* [To be done]: Only the lines from the start of the data through the line containing "(nR2) at (861,387)" should be written out, exactly as they are, with both ends included and the pictures left out.

· · ·

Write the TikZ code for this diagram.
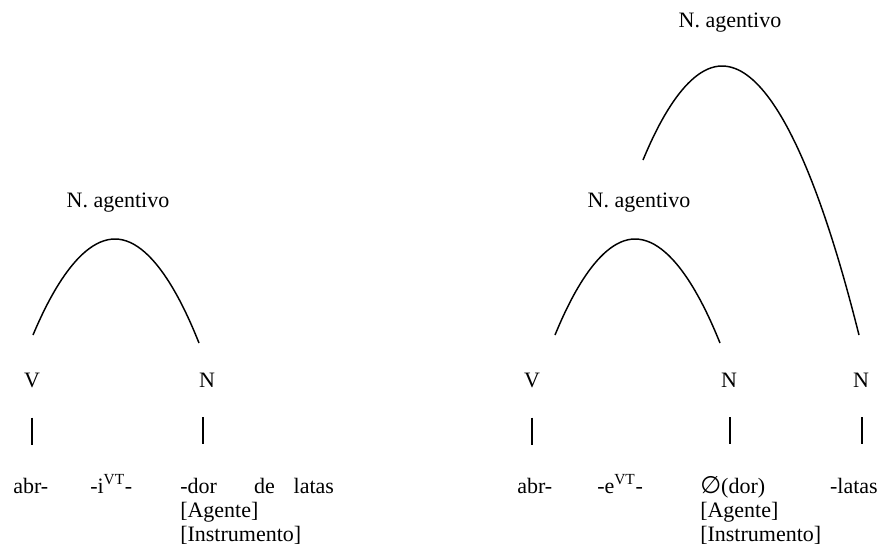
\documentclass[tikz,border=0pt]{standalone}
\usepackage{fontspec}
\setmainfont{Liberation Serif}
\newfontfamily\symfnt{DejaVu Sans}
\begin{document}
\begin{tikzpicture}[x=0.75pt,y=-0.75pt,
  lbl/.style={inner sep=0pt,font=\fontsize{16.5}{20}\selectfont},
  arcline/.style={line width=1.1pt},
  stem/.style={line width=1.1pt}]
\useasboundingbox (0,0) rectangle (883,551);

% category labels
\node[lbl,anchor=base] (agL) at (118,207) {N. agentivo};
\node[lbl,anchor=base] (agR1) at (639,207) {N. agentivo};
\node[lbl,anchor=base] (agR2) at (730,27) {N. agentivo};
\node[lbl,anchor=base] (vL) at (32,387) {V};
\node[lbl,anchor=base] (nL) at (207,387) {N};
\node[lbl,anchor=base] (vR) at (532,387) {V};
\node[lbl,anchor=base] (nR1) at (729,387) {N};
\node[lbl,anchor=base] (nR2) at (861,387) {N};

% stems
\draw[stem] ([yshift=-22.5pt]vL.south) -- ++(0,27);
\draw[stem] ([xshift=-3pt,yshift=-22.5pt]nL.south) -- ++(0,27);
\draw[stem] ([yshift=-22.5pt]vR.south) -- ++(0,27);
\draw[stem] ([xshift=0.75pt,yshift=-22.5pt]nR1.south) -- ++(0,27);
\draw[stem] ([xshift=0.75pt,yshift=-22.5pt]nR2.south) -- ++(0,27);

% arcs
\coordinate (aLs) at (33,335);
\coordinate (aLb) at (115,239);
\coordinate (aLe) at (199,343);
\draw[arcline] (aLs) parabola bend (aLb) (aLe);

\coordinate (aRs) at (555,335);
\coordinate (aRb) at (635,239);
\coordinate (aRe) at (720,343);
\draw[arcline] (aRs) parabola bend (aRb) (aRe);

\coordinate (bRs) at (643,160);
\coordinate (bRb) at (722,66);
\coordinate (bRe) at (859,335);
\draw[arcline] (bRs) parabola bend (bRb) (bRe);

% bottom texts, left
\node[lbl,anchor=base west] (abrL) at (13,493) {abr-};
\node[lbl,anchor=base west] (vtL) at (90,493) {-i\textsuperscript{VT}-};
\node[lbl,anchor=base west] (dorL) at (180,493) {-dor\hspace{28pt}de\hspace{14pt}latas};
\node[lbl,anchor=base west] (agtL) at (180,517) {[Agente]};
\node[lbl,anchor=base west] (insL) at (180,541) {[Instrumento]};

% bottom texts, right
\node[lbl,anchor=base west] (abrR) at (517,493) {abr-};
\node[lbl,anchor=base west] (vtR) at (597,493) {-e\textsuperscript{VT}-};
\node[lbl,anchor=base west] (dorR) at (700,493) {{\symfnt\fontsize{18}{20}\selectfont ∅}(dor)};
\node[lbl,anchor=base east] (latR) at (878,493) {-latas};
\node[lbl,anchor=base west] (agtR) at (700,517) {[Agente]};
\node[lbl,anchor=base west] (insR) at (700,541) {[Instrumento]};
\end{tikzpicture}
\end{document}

· · ·

* [The output]:
Write the TikZ code for this diagram.
\documentclass[tikz,border=0pt]{standalone}
\usepackage{fontspec}
\setmainfont{Liberation Serif}
\newfontfamily\symfnt{DejaVu Sans}
\begin{document}
\begin{tikzpicture}[x=0.75pt,y=-0.75pt,
  lbl/.style={inner sep=0pt,font=\fontsize{16.5}{20}\selectfont},
  arcline/.style={line width=1.1pt},
  stem/.style={line width=1.1pt}]
\useasboundingbox (0,0) rectangle (883,551);

% category labels
\node[lbl,anchor=base] (agL) at (118,207) {N. agentivo};
\node[lbl,anchor=base] (agR1) at (639,207) {N. agentivo};
\node[lbl,anchor=base] (agR2) at (730,27) {N. agentivo};
\node[lbl,anchor=base] (vL) at (32,387) {V};
\node[lbl,anchor=base] (nL) at (207,387) {N};
\node[lbl,anchor=base] (vR) at (532,387) {V};
\node[lbl,anchor=base] (nR1) at (729,387) {N};
\node[lbl,anchor=base] (nR2) at (861,387) {N};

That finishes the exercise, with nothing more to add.